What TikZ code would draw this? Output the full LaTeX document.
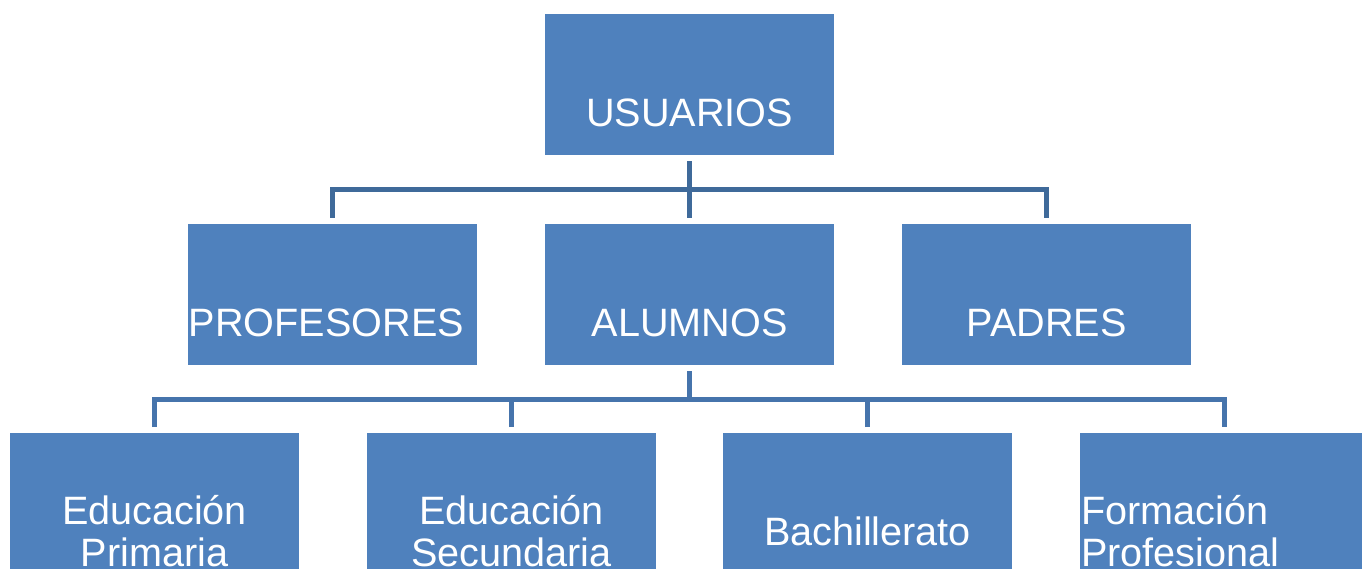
\documentclass[tikz,border=0pt]{standalone}
\usepackage{fontspec}
\setmainfont{Liberation Sans}
\usetikzlibrary{calc}
\definecolor{boxblue}{HTML}{4F81BD}
\definecolor{lineA}{HTML}{3F6A9A}
\definecolor{lineB}{HTML}{4674AC}
\tikzset{
  box/.style={draw=none, fill=boxblue, minimum width=289pt, minimum height=141pt, inner sep=0pt, anchor=north},
  lbl/.style={text=white, font=\fontsize{39.6}{42}\selectfont, inner sep=0pt},
  connA/.style={draw=lineA, line width=5pt},
  connB/.style={draw=lineB, line width=5pt}
}
\begin{document}
\begin{tikzpicture}[x=1pt,y=-1pt]
\useasboundingbox (0,0) rectangle (1362,569);
% boxes
\node[box] (usu) at (689.5,14) {};
\node[box] (prof) at (332.5,224) {};
\node[box] (alu) at (689.5,224) {};
\node[box] (padr) at (1046.5,224) {};
\node[box] (ep) at (154.5,433) {};
\node[box] (es) at (511.5,433) {};
\node[box] (bach) at (867.5,433) {};
\node[box] (fp) at (1224.5,433) {};
% labels
\node[lbl, anchor=base] (tusu) at ($(usu.north)+(0,112.5)$) {USUARIOS};
\node[lbl, anchor=base] (tprof) at ($(prof.north)+(-6,112.5)$) {PROFESORES};
\node[lbl, anchor=base] (talu) at ($(alu.north)+(0,112.5)$) {ALUMNOS};
\node[lbl, anchor=base] (tpadr) at ($(padr.north)+(0,112.5)$) {PADRES};
\node[lbl, anchor=base] (tbach) at ($(bach.north)+(0,112)$) {Bachillerato};
\node[lbl, anchor=base, align=center] (tep) at ($(ep.north)+(0,133)$) {Educación\\Primaria};
\node[lbl, anchor=base, align=center] (tes) at ($(es.north)+(0,133)$) {Educación\\Secundaria};
\node[lbl, anchor=base west, align=left] (tfp) at ($(fp.north west)+(1,133)$) {Formación\\Profesional};
% connectors level 1
\draw[connA] ($(usu.south)+(0,6)$) -- ($(alu.north)+(0,-6)$);
\draw[connA] ($(prof.north)+(0,-6)$) |- ($(padr.north)+(0,-34)$) -- ($(padr.north)+(0,-6)$);
% connectors level 2
\draw[connB] ($(alu.south)+(0,6)$) -- ($(alu.south)+(0,34)$);
\draw[connB] ($(ep.north)+(0,-6)$) |- ($(fp.north)+(0,-34)$) -- ($(fp.north)+(0,-6)$);
\draw[connB] ($(es.north)+(0,-6)$) -- ($(es.north)+(0,-34)$);
\draw[connB] ($(bach.north)+(0,-6)$) -- ($(bach.north)+(0,-34)$);
\end{tikzpicture}
\end{document}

---

▶ [Exercise directions]: Every line that holds the word "draw" should be extracted.

▶ [Solution to this task]:
What TikZ code would draw this? Output the full LaTeX document.
  box/.style={draw=none, fill=boxblue, minimum width=289pt, minimum height=141pt, inner sep=0pt, anchor=north},
  connA/.style={draw=lineA, line width=5pt},
  connB/.style={draw=lineB, line width=5pt}
\draw[connA] ($(usu.south)+(0,6)$) -- ($(alu.north)+(0,-6)$);
\draw[connA] ($(prof.north)+(0,-6)$) |- ($(padr.north)+(0,-34)$) -- ($(padr.north)+(0,-6)$);
\draw[connB] ($(alu.south)+(0,6)$) -- ($(alu.south)+(0,34)$);
\draw[connB] ($(ep.north)+(0,-6)$) |- ($(fp.north)+(0,-34)$) -- ($(fp.north)+(0,-6)$);
\draw[connB] ($(es.north)+(0,-6)$) -- ($(es.north)+(0,-34)$);
\draw[connB] ($(bach.north)+(0,-6)$) -- ($(bach.north)+(0,-34)$);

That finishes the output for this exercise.